Le sens de l’opportunité des différents émissaires suisses – et ce qu’il faut de chance – fera merveille au congrès de Vienne (1815). Les frontières cantonales imposées par Napoléon – qui occupait la Suisse quinze ans auparavant, ne l’oublions pas ! – seront ancrées dans les accords de droit international qui esquisse la Suisse moderne. Comment réagir lorsque sa propre existence est imposée par d’autres, qui plus est avec la nécessité de rester neutre ? Les Suisses auraient pu se lamenter, ils vont réussir à exploiter la marge de manœuvre de leur position pour établir les fondements d’un ordre libéral prospère.
Paradoxalement, l’opportunisme politique et économique des Suisses est mis à l’épreuve par la fin de la Deuxième guerre mondiale en 1945. Exploitant leur statut de neutre au-delà du défendable, les Confédérés sont bousculés par les Alliés et sommés de rendre des comptes. Comment peut-on repousser les réfugiés juifs, faire de juteuses affaires avec le Reich et ne pas participer à l’effort des Alliés ? A nouveau, leur intelligence de situation leur permet de plier l’échine, de faire amende honorable et de retrouver une place au soleil dans la guerre froide qui s’annonce.

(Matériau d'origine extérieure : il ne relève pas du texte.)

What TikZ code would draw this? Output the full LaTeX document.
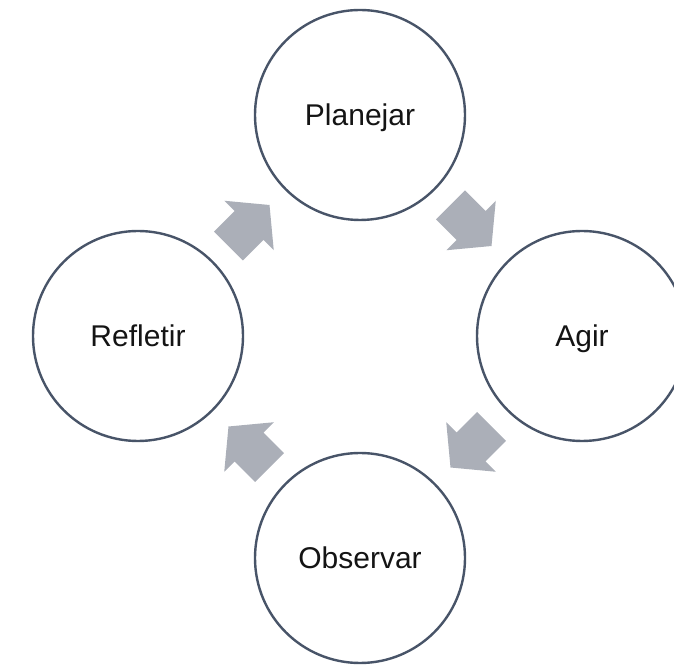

Veut-on voir la Suisse et son histoire comme une petite marmotte qui se cache de ses voisins pour entretenir un bonheur paisible dans la tiédeur d’une cachette alpine ? Ou veut-on défendre l’idée d’une Suisse habile et opportuniste, parfois un peu retors, mais parfaitement capable de construire et de coopérer avec ses voisins ? En cette année historique, la réponse coule de source(s). Il faut rendre honneur à nos prédécesseurs pour avoir entrainé au fil des siècles cette capacité à se frotter aux contraintes et à en tirer des leçons. En 2015, nous fêterons une Suisse dont l’histoire est profondément « transnationale », consciente de ses forces à la lumière de cette histoire et suffisamment agile pour les mobiliser au service d’un monde plus juste, pour elle et ses « partenaires ».